Caceres thinks governance should be tackled the same way cell phones and other technologies are: through intense competition and experimentation. That's the heart of his approach at the Guatemala City-based Startup Cities Institute (SCI), housed in the Universidad Francisco Marroquín.
SCI itself resembles a startup, led by the entrepreneurial, 25-year-old Caceres with only one other full-time staff member and a rotating cast of collaborators.
The think tank is based on the idea that governance can be improved through targeted innovations, which can offer proof of concept before wider adoption. The key, Caceres believes, is to give neighborhoods and cities autonomy to implement small-scale reforms, so they serve as testing grounds for new approaches. A startup city might have a different legal system or police force. Communities become startups themselves, testing out prototype reforms and modifying policies until they work well.
But while charter cities are about creating business-friendly zones in pursuit of economic growth, Startup Cities, a nonprofit, widens the scope to governance and human development.
This perspective has a lot to do with Caceres' own unusual path to becoming an urban policy entrepreneur. After dropping out of high school in the U.S., he made his way through a series of interests, including education and classical music, before winding up at New York University, where he got a degree in Politics, Philosophy and Economics.
The initial inspiration for Startup Cities came while Caceres was researching street markets in Kenya, where he admired vendors' informal but functioning system of governance. His work caught the attention of the president of the Universidad Fernando Marroquín (where the library is named for Austrian School economist and libertarian guiding light Ludwig von Mises). The president invited Caceres to Guatemala. SCI is funded by the university and, Caceres says, a philanthropist in Silicon Valley.
Startup Cities is developing a "lean reform platform," a toolkit that developers, governments, and citizens can use to implement rapid reforms or find testing grounds for solutions to complex problems. Due to be launched next year, it will provide services that many municipalities in developing countries have never dreamed of accessing.
For example, thanks to SCI's partnership with the Vernon Smith Center for Experimental Economics at the same university, reformers will be able to design computer models and control trials to see how new policies could play out. These kinds of experiments can help detect perverse incentives created by a reform before it is put into place, according to Caceres.
In another partnership, with Mexican architecture firm Fernando Romero Enterprise, SCI is developing a model for the "minimum viable city," with only the essential components needed to start a new city. It has already beta-launched along with Locality, a library of laws from highly autonomous jurisdictions around the world.

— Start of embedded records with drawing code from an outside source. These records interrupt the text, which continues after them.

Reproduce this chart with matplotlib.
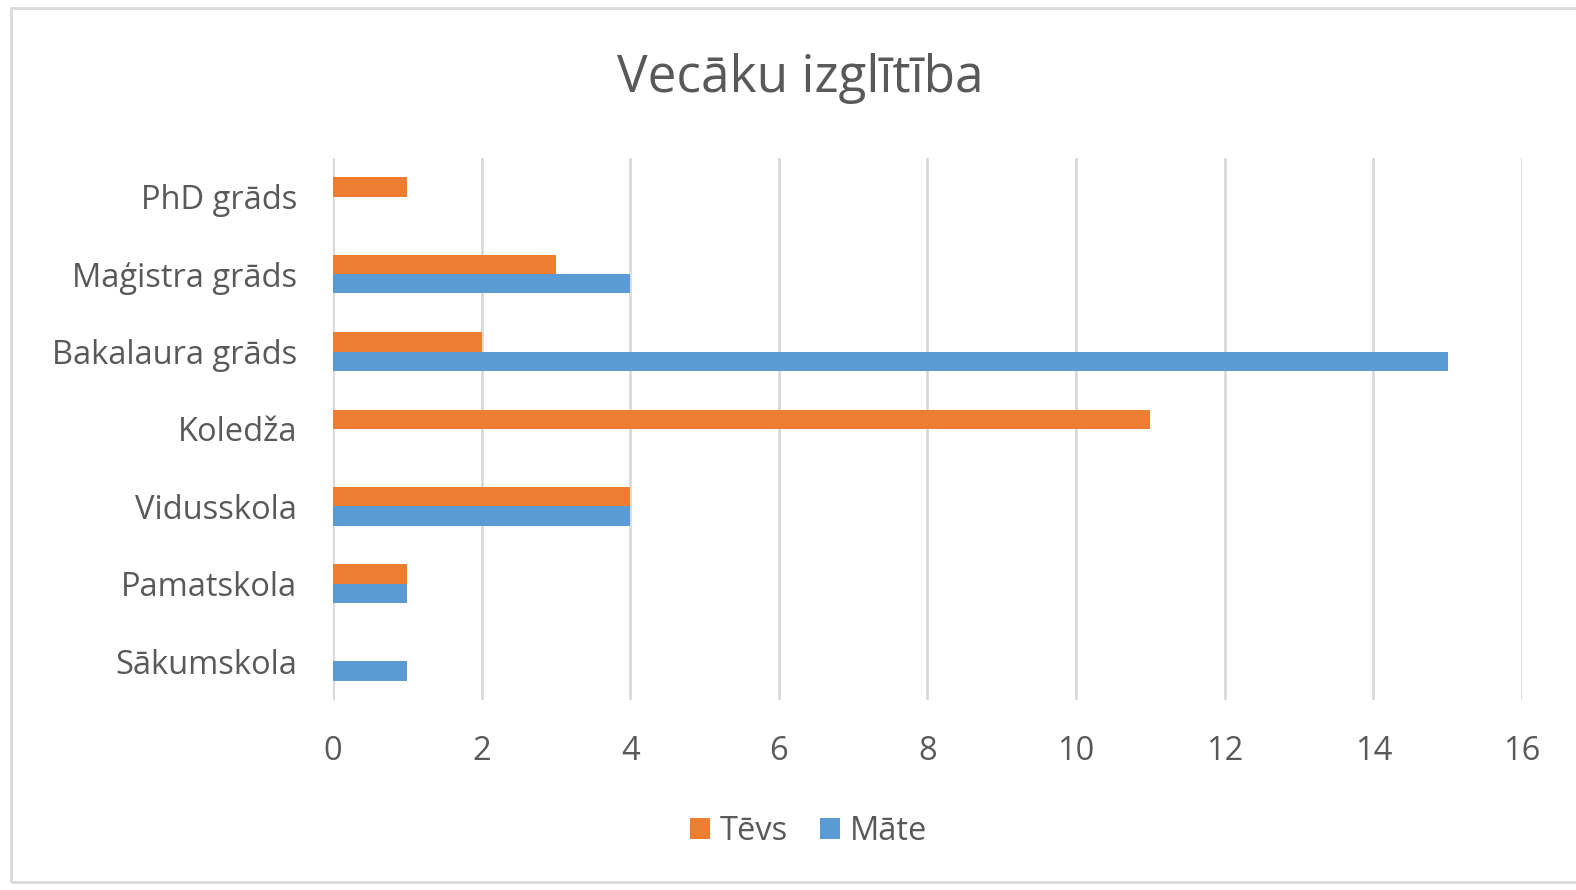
import matplotlib.pyplot as plt
from matplotlib.patches import Rectangle
import numpy as np

plt.rcParams['font.family'] = ['Open Sans', 'DejaVu Sans']

categories = ['Sākumskola', 'Pamatskola', 'Vidusskola', 'Koledža',
              'Bakalaura grāds', 'Maģistra grāds', 'PhD grāds']
tevs = [0, 1, 4, 11, 2, 3, 1]
mate = [1, 1, 4, 0, 15, 4, 0]
x_ticks = [0, 2, 4, 6, 8, 10, 12, 14, 16]

orange = '#ED7D31'
blue = '#5B9BD5'
txt = '#595959'

fig = plt.figure(figsize=(15.76, 8.90), dpi=100)
ax = fig.add_axes([0.2113, 0.2135, 0.7544, 0.609])

y = np.arange(len(categories))
h = 0.25
ax.barh(y + h / 2, tevs, height=h, color=orange, label='Tēvs', zorder=3)
ax.barh(y - h / 2, mate, height=h, color=blue, label='Māte', zorder=3)

ax.set_xlim(0, 16)
ax.set_ylim(-0.5, len(categories) - 0.5)
ax.set_xticks(x_ticks)
ax.set_yticks(y)
ax.set_yticklabels(categories)
ax.xaxis.grid(True, color='#D9D9D9', linewidth=2)
ax.set_axisbelow(True)
for s in ax.spines.values():
    s.set_visible(False)
ax.axvline(0, color='#D9D9D9', linewidth=2, zorder=1)
ax.tick_params(axis='both', length=0, labelsize=23.5, labelcolor=txt)
ax.tick_params(axis='x', pad=25)
ax.tick_params(axis='y', pad=26)

fig.text(0.508, 0.912, 'Vecāku izglītība', ha='center', va='center',
         fontsize=37, color=txt)

leg = fig.legend(*ax.get_legend_handles_labels(), loc='center',
                 bbox_to_anchor=(0.513, 0.066), ncol=2,
                 frameon=False, fontsize=23.5, labelcolor=txt,
                 handlelength=0.6, handleheight=0.6, handletextpad=0.3,
                 columnspacing=1.0)

fig.patches.append(Rectangle((0.007, 0.009), 1.1, 0.982, transform=fig.transFigure,
                             fill=False, edgecolor='#D9D9D9', linewidth=2))

fig.savefig('out.png', dpi=100)
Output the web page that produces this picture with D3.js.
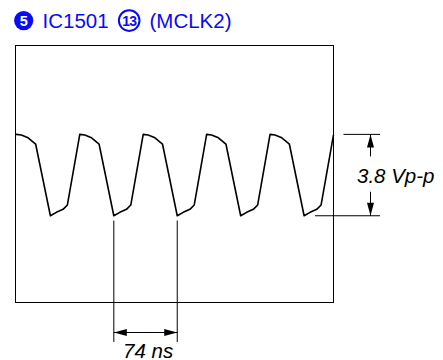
<!DOCTYPE html>
<html><head><meta charset="utf-8">
<script src="https://cdn.jsdelivr.net/npm/d3@7"></script>
<style>
body{margin:0;background:#fff}
svg{display:block}
text{font-family:"Liberation Sans",Arial,Helvetica,sans-serif}
</style>
</head><body>
<svg id="c" width="443" height="360"></svg>
<script>
// ---- data ----
const titleNumber = "5";
const titleChip = "IC1501";
const titlePin = "13";
const titleSignal = "(MCLK2)";

const waveTime = [0, 1, 6.8, 14.7, 23.5, 40.7, 47.7, 55.5, 60.5,
  75, 80.8, 88.7, 97.5, 114.7, 121.7, 129.5, 134.5,
  149, 154.8, 162.7, 171.5, 188.7, 195.7, 203.5, 208.5,
  223, 228.8, 236.7, 245.5, 262.7, 269.7, 277.5, 282.5,
  297, 302.8, 310.7, 319.5, 336.7, 343.7, 351.5, 356.5,
  371];
const waveVolt = [3.8, 3.8, 3.77, 3.64, 3.35, 0, 0.16, 0.30, 0.50,
  3.8, 3.77, 3.64, 3.35, 0, 0.16, 0.30, 0.50,
  3.8, 3.77, 3.64, 3.35, 0, 0.16, 0.30, 0.50,
  3.8, 3.77, 3.64, 3.35, 0, 0.16, 0.30, 0.50,
  3.8, 3.77, 3.64, 3.35, 0, 0.16, 0.30, 0.50,
  3.78];

const timeDomain = [0, 371];      // ns across the screen
const voltDomain = [-4.05, 7.95]; // volts across the screen
const lowLevel = 0;
const highLevel = 3.8;
const periodStartNs = 114.7;
const periodNs = 74;
const ppLabel = "3.8 Vp-p";
const periodLabel = "74 ns";

// ---- drawing ----
const svg = d3.select("#c");
const box = {left: 15.5, right: 333.5, top: 45.5, bottom: 302.5};
const x = d3.scaleLinear().domain(timeDomain).range([box.left, box.right]);
const y = d3.scaleLinear().domain(voltDomain).range([box.bottom, box.top]);
const blue = "#0a0af5";

// title
const tg = svg.append("g");
tg.append("circle").attr("cx", 23.7).attr("cy", 20.6).attr("r", 9.6).attr("fill", blue);
tg.append("text").attr("x", 23.7).attr("y", 25.7).attr("text-anchor", "middle")
  .attr("fill", "#fff").attr("font-weight", "bold").attr("font-size", 14.5).text(titleNumber);
tg.append("text").attr("x", 42.5).attr("y", 28.4).attr("fill", blue)
  .attr("font-size", 20.5).text(titleChip);
tg.append("circle").attr("cx", 129.2).attr("cy", 20.6).attr("r", 10.3).attr("fill", "none")
  .attr("stroke", blue).attr("stroke-width", 2);
tg.append("text").attr("x", 129.2).attr("y", 25.6).attr("text-anchor", "middle")
  .attr("fill", blue).attr("font-size", 14).attr("font-weight", "bold")
  .attr("letter-spacing", -0.8).text(titlePin);
tg.append("text").attr("x", 149.5).attr("y", 28.4).attr("fill", blue)
  .attr("font-size", 20.5).text(titleSignal);

// screen box
svg.append("rect").attr("x", box.left).attr("y", box.top)
  .attr("width", box.right - box.left).attr("height", box.bottom - box.top)
  .attr("fill", "none").attr("stroke", "#000").attr("stroke-width", 1);

// waveform
const pts = waveTime.map((t, i) => [t, waveVolt[i]]);
svg.append("path").datum(pts)
  .attr("d", d3.line().x(d => x(d[0])).y(d => y(d[1])))
  .attr("fill", "none").attr("stroke", "#000").attr("stroke-width", 1.6)
  .attr("stroke-linejoin", "round");

// amplitude dimension
const ax = 370.5;
const yHi = y(highLevel), yLo = y(lowLevel);
svg.append("line").attr("x1", 343.5).attr("x2", 380).attr("y1", yHi).attr("y2", yHi)
  .attr("stroke", "#000");
svg.append("line").attr("x1", 315).attr("x2", 380).attr("y1", yLo).attr("y2", yLo)
  .attr("stroke", "#000");
svg.append("line").attr("x1", ax).attr("x2", ax).attr("y1", yHi).attr("y2", yHi + 22)
  .attr("stroke", "#000");
svg.append("line").attr("x1", ax).attr("x2", ax).attr("y1", yLo - 24).attr("y2", yLo)
  .attr("stroke", "#000");
svg.append("path").attr("d", `M${ax},${yHi} L${ax - 3.5},${yHi + 13} L${ax + 3.5},${yHi + 13} Z`).attr("fill", "#000");
svg.append("path").attr("d", `M${ax},${yLo} L${ax - 3.5},${yLo - 13} L${ax + 3.5},${yLo - 13} Z`).attr("fill", "#000");
svg.append("text").attr("x", 357).attr("y", (yHi + yLo) / 2 + 7.5)
  .attr("font-style", "italic").attr("font-size", 20.5).attr("fill", "#000").text(ppLabel);

// period dimension
const x1 = x(periodStartNs), x2 = x(periodStartNs + periodNs);
const ay = 332.5;
[x1, x2].forEach(px => {
  svg.append("line").attr("x1", px).attr("x2", px).attr("y1", 220.5).attr("y2", 342)
    .attr("stroke", "#000");
});
svg.append("line").attr("x1", x1).attr("x2", x2).attr("y1", ay).attr("y2", ay).attr("stroke", "#000");
svg.append("path").attr("d", `M${x1},${ay} L${x1 + 13},${ay - 3.5} L${x1 + 13},${ay + 3.5} Z`).attr("fill", "#000");
svg.append("path").attr("d", `M${x2},${ay} L${x2 - 13},${ay - 3.5} L${x2 - 13},${ay + 3.5} Z`).attr("fill", "#000");
svg.append("text").attr("x", 123).attr("y", 357.5)
  .attr("font-style", "italic").attr("font-size", 20.5).attr("fill", "#000").text(periodLabel);
</script>
</body></html>
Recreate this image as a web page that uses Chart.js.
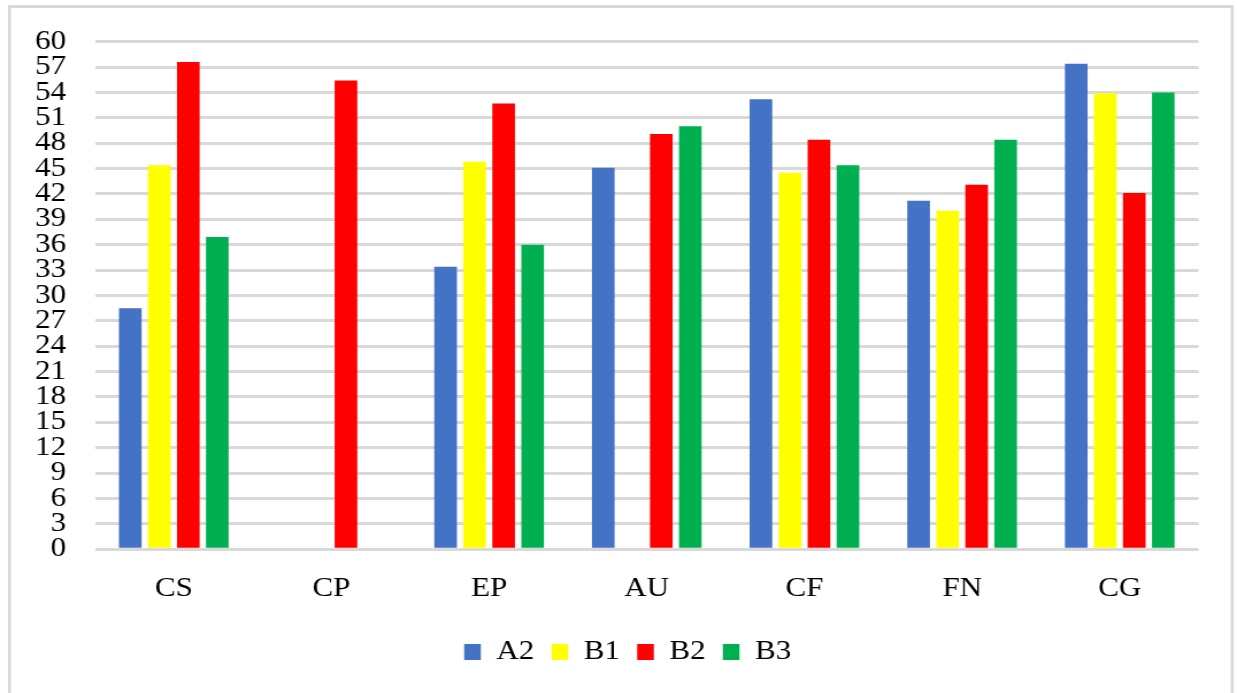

Yet another component of the platform will include evaluation of political risk, so stakeholders have a better idea of what they're getting into with certain reforms. And in order to help cash-strapped municipalities, SCI is setting up a network of urban policy volunteers to lend a hand on the ground. Most elements of the platform will be available free of charge.
"This bigger idea is what differentiates us from traditional urban think tanks," Caceres says. "Not only do we see cities as places for social progress, creativity, [and] economic growth, but also as laboratories for the future of governance."
In Guatemala City, SCI is working with the municipal government and developers to encourage a budding arts and creative district.
"Neighborhoods try to attract people with cool buildings. Countries try to attract investment through low taxes or easy profit repatriation," Caceres says. "But there are now tons of places all over the world that offer these things.
"So this competition between cities or neighborhoods will need to go deeper for places to truly differentiate themselves," he continues. "And that means greater boldness, and also greater administrative autonomy, in the public policies you bring to urban areas."